At a British government Cabinet meeting, Grytpype finally concedes and admits that they will probably have to pay the regiment their owed wages. The truck pulls up outside and Seagoon and Bloodnok demand their back pay. In turn, Grytpype demands their supplies, willing to take the sake if not the nitroglycerin. Seagoon and the others tip Bloodnok upside down in an attempt to make him vomit up the sake, but as he really drank the nitroglycerin, he explodes.

The show ends with Bluebottle asking the announcer, Wallace Greenslade to inform the audience that he was not killed in this episode.

== Characters (in order of appearance) ==
- (Colonel) Neddie Seagoon (Harry Secombe)
- Announcer (Wallace Greenslade)
- (Private) Eccles (Spike Milligan)
- Mate (Peter Sellers)
- Date Announcer (Peter Sellers)
- Major Sir Denis Bloodnok (Peter Sellers)
- Unnamed Indian Soldier/Singiz Thing (Spike Milligan)
- Unnamed British Soldier/Throat (Spike Milligan)
- General Yakamoto (Spike Milligan)
- Moriarty (Spike Milligan)
- Chief Cashier Hercules Grytpype-Thynne (Peter Sellers)
- Sergeant Goldberg (Spike Milligan)
- Bluebottle (Peter Sellers)
- “Rhubarbing” Cabinet Members (Peter Sellers, Spike Milligan, the Wally Stott Orchestra)
- “Custarding” Cabinet Member (Harry Secombe)
- Chancellor of the Exchequer Jim Spriggs (Spike Milligan)
- Winston Churchill (Peter Sellers)
- Unnamed Tokyo Governmental Official (Harry Secombe)

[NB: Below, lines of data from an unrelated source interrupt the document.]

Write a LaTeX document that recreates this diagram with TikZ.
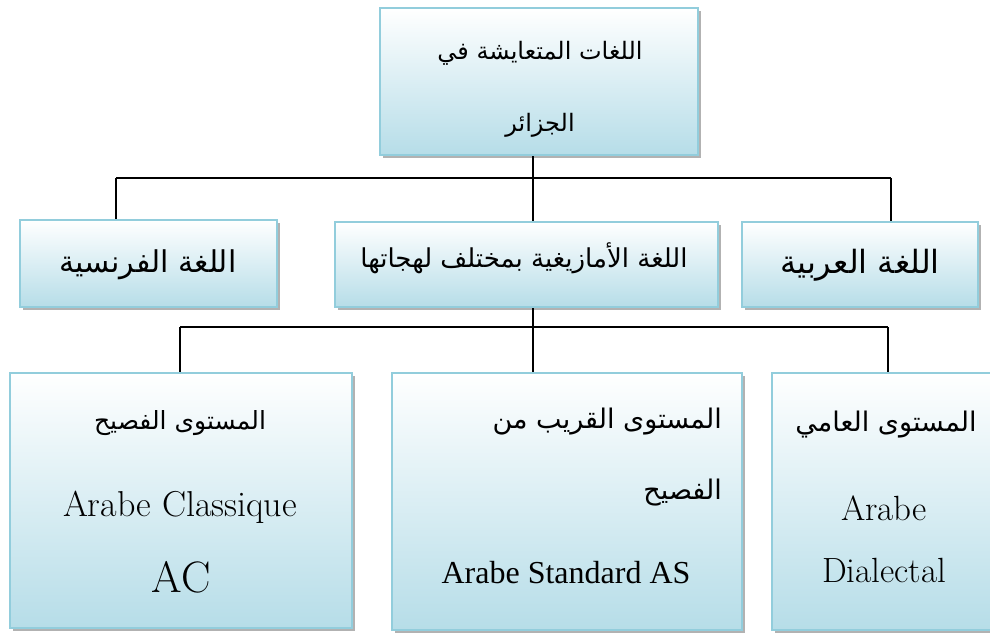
\documentclass[tikz,border=0pt]{standalone}
\usepackage{fontspec}
\usetikzlibrary{shadows}
\TeXXeTstate=1
\newfontfamily\arabicfont[Script=Arabic]{DejaVu Sans}
\newfontfamily\timesfont{Liberation Serif}
\definecolor{boxedge}{HTML}{92CDDC}
\definecolor{boxfill}{HTML}{B6DDE8}

\begin{document}
\begin{tikzpicture}[x=1pt,y=-1pt,
  box/.style={draw=boxedge, line width=2pt, top color=white, bottom color=boxfill,
    inner sep=0pt, general shadow={fill=gray!60, shadow xshift=3pt, shadow yshift=-3pt}},
  link/.style={line width=1.5pt, black},
  ar/.style={font=\arabicfont\fontsize{#1}{#1}\selectfont, inner sep=0pt},
  lat/.style={font=\fontsize{#1}{#1}\selectfont, inner sep=0pt},
  tms/.style={font=\timesfont\fontsize{#1}{#1}\selectfont, inner sep=0pt},
]
\useasboundingbox (0,0) rectangle (990,634);

% boxes
\node[box, minimum width=318pt, minimum height=147pt] (top) at (539,81.5) {};
\node[box, minimum width=257pt, minimum height=87pt] (fr) at (148.5,263.5) {};
\node[box, minimum width=383pt, minimum height=85pt] (am) at (526.5,264.5) {};
\node[box, minimum width=236pt, minimum height=85pt] (arb) at (860,264.5) {};
\node[box, minimum width=342pt, minimum height=255pt] (cl) at (181,500.5) {};
\node[box, minimum width=350pt, minimum height=257pt] (st) at (567,501.5) {};
\node[box, minimum width=238pt, minimum height=257pt] (di) at (891,501.5) {};

% connectors
\coordinate (ja) at (533,178);
\coordinate (jl) at (116,178);
\coordinate (jr) at (891,178);
\draw[link] (top.south -| ja) -- (ja);
\draw[link] (jl) -- (jr);
\draw[link] (jl) -- (fr.north -| jl);
\draw[link] (jr) -- (arb.north -| jr);
\draw[link] (ja) -- (am.north -| ja);
\coordinate (kb) at (533,327);
\coordinate (kl) at (180,327);
\coordinate (kr) at (888,327);
\draw[link] (am.south -| kb) -- (kb);
\draw[link] (kl) -- (kr);
\draw[link] (kl) -- (cl.north -| kl);
\draw[link] (kb) -- (st.north -| kb);
\draw[link] (kr) -- (di.north -| kr);

% texts
\node[ar=24] (t1) at (540,53) {\beginR اللغات المتعايشة في\endR};
\node[ar=24] (t2) at (540,125) {\beginR الجزائر\endR};
\node[ar=30] (frt) at (148,265) {\beginR اللغة الفرنسية\endR};
\node[ar=26] (amt) at (524,258) {\beginR اللغة الأمازيغية بمختلف لهجاتها\endR};
\node[ar=32] (arbt) at (860,265) {\beginR اللغة العربية\endR};
\node[ar=25] (cl1) at (180,423) {\beginR المستوى الفصيح\endR};
\node[lat=36] (cl2) at (180,507) {Arabe Classique};
\node[lat=44] (cl3) at (181,577) {AC};
\node[ar=27, anchor=east] (st1) at (722,422) {\beginR المستوى القريب من\endR};
\node[ar=27, anchor=east] (st2) at (722,493) {\beginR الفصيح\endR};
\node[tms=32] (st3) at (566,573) {Arabe Standard AS};
\node[ar=27] (di1) at (886,425) {\beginR المستوى العامي\endR};
\node[lat=35] (di2) at (884,508) {Arabe};
\node[lat=35] (di3) at (884,570) {Dialectal};
\end{tikzpicture}
\end{document}
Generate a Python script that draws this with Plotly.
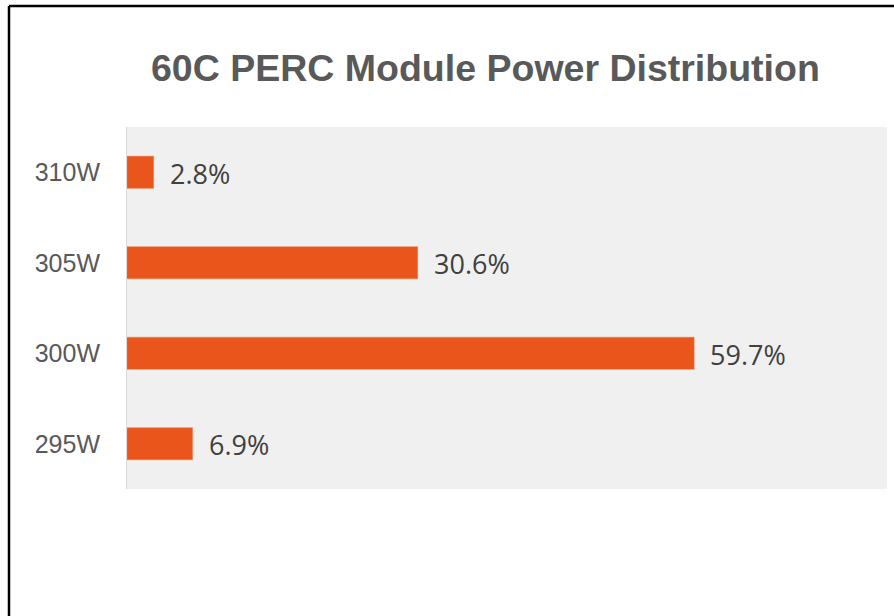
import plotly.graph_objects as go

categories = ["295W", "300W", "305W", "310W"]
values = [6.9, 59.7, 30.6, 2.8]
labels = ["6.9%", "59.7%", "30.6%", "2.8%"]

W, H = 894, 616
L, R, T, B = 127, 7, 127, 127
pw, ph = W - L - R, H - T - B

def px_x(px):
    return (px - L) / pw

def px_y(py):
    return (H - B - py) / ph

fig = go.Figure()
fig.add_trace(go.Bar(
    x=values, y=categories, orientation="h",
    marker=dict(color="#E9551A", line=dict(color="#F07A4A", width=0.5)),
    hoverinfo="skip",
))

annotations = []
for v, c, t in zip(values, categories, labels):
    annotations.append(dict(
        x=v, y=c, xref="x", yref="y", text=t, showarrow=False,
        xanchor="left", yanchor="middle", xshift=14, yshift=-1,
        font=dict(family="Open Sans", size=27, color="#404040"),
    ))

annotations.append(dict(
    x=px_x(485), y=px_y(68), xref="paper", yref="paper",
    text="<b>60C PERC Module Power Distribution</b>", showarrow=False,
    xanchor="center", yanchor="middle",
    font=dict(family="Liberation Sans", size=37.5, color="#595959"),
))

shapes = [
    dict(type="line", xref="paper", yref="paper",
         x0=px_x(9), x1=px_x(900), y0=px_y(6), y1=px_y(6),
         line=dict(color="black", width=2.5)),
    dict(type="line", xref="paper", yref="paper",
         x0=px_x(9), x1=px_x(9), y0=px_y(6), y1=px_y(620),
         line=dict(color="black", width=2.5)),
]

fig.update_layout(
    width=W, height=H,
    margin=dict(l=L, r=R, t=T, b=B),
    paper_bgcolor="white", plot_bgcolor="#f0f0f0",
    bargap=0.645, showlegend=False,
    annotations=annotations, shapes=shapes,
    xaxis=dict(range=[0, 80], showgrid=False, showticklabels=False,
               zeroline=False, showline=False, fixedrange=True),
    yaxis=dict(categoryorder="array", categoryarray=categories,
               showgrid=False, zeroline=False, showline=True,
               linecolor="#d9d9d9", linewidth=1,
               ticks="outside", ticklen=21, tickcolor="rgba(0,0,0,0)",
               tickfont=dict(family="Liberation Sans", size=25, color="#595959"),
               fixedrange=True),
)

fig.write_html("out.html", config={"displayModeBar": False},
               post_script="document.body.style.margin='0';document.body.style.overflow='hidden';")
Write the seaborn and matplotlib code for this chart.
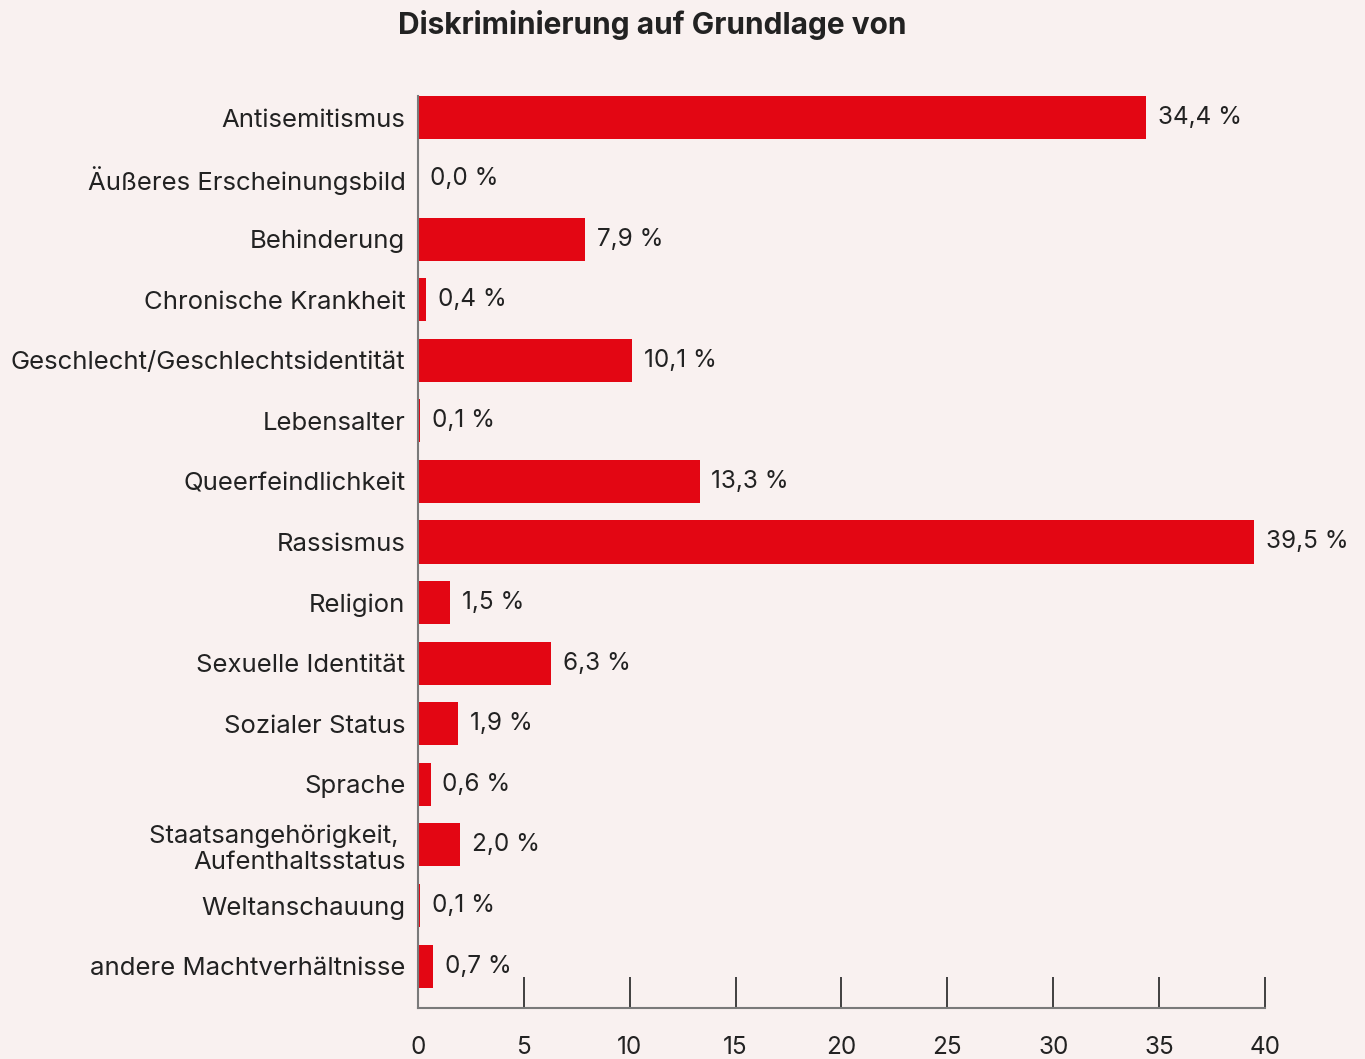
import pandas as pd
import matplotlib
matplotlib.use('Agg')
import matplotlib.pyplot as plt
import seaborn as sns

# data
categories = [
    'Antisemitismus',
    'Äußeres Erscheinungsbild',
    'Behinderung',
    'Chronische Krankheit',
    'Geschlecht/Geschlechtsidentität',
    'Lebensalter',
    'Queerfeindlichkeit',
    'Rassismus',
    'Religion',
    'Sexuelle Identität',
    'Sozialer Status',
    'Sprache',
    'Staatsangehörigkeit, \nAufenthaltsstatus',
    'Weltanschauung',
    'andere Machtverhältnisse',
]
shares = [34.4, 0.0, 7.9, 0.4, 10.1, 0.1, 13.3, 39.5, 1.5, 6.3, 1.9, 0.6, 2.0, 0.1, 0.7]
x_ticks = [0, 5, 10, 15, 20, 25, 30, 35, 40]

bg = '#f9f1f0'
red = '#e30613'
ink = '#222222'

df = pd.DataFrame({'Kategorie': categories, 'Anteil': shares})

sns.set_theme(style='white')
plt.rcParams['font.family'] = ['Inter', 'DejaVu Sans']

fig = plt.figure(figsize=(13.65, 10.59), dpi=100, facecolor=bg)
ax = fig.add_axes([0.3062, 0.0482, 0.6205, 0.8800])
ax.set_facecolor(bg)

bar_w = 0.71
sns.barplot(data=df, x='Anteil', y='Kategorie', color=red, width=bar_w,
            saturation=1, linewidth=0, ax=ax)

labels = [f'{v:.1f}'.replace('.', ',') + ' %' for v in shares]
ax.bar_label(ax.containers[0], labels=labels, padding=8.5, fontsize=17.5, color=ink)

n = len(categories)
ax.set_xlim(0, 40)
ax.set_ylim(n - 1 + 0.69, -0.69)
ax.set_xticks(x_ticks)
ax.set_xticklabels([str(t) for t in x_ticks], fontsize=17.5, color=ink)
ax.tick_params(axis='x', bottom=True, direction='in', length=22, width=1.2,
               color=ink, pad=20)
ax.tick_params(axis='y', left=False, length=0, pad=9, labelsize=18.5, labelcolor=ink)
ax.set_xlabel('')
ax.set_ylabel('')

for side in ['top', 'right']:
    ax.spines[side].set_visible(False)
for side in ['left', 'bottom']:
    ax.spines[side].set_color('#7a7a7a')
    ax.spines[side].set_linewidth(1.5)
ax.spines['left'].set_bounds(n - 1 + 0.69, -bar_w / 2)

fig.text(652 / 1365, 1 - 25 / 1059, 'Diskriminierung auf Grundlage von',
         ha='center', va='center', fontsize=21.5, fontweight='bold', color=ink)

fig.savefig('out.png', dpi=100, facecolor=bg)
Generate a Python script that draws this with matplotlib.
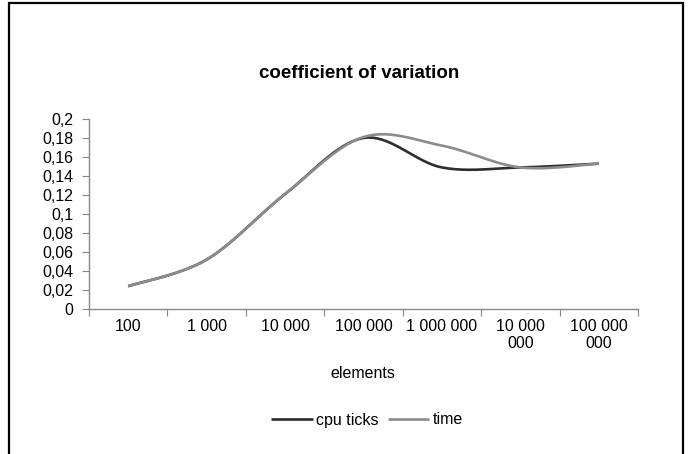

While Seagoon begins the story as Bloodnok's commanding officer, in Part 2 he acts as Bloodnok's subordinate, being addressed as "Seagoon" and addressing Bloodnok as "Sir". This is noticeable when the Japanese commander runs out of ammunition for the second time and asks how much he owes the British, at which point Bloodnok tells Seagoon to "play back their account", which turns out to be a gramophone record.

==Musical interludes==
- Max Geldray - "Side by Side"
- Ray Ellington - "Bubble, Bubble, Bubble (Pink Champagne)" (George Forrest / Robert Wright) in original broadcast, replaced with "Love Me or Leave Me" in a rebroadcast.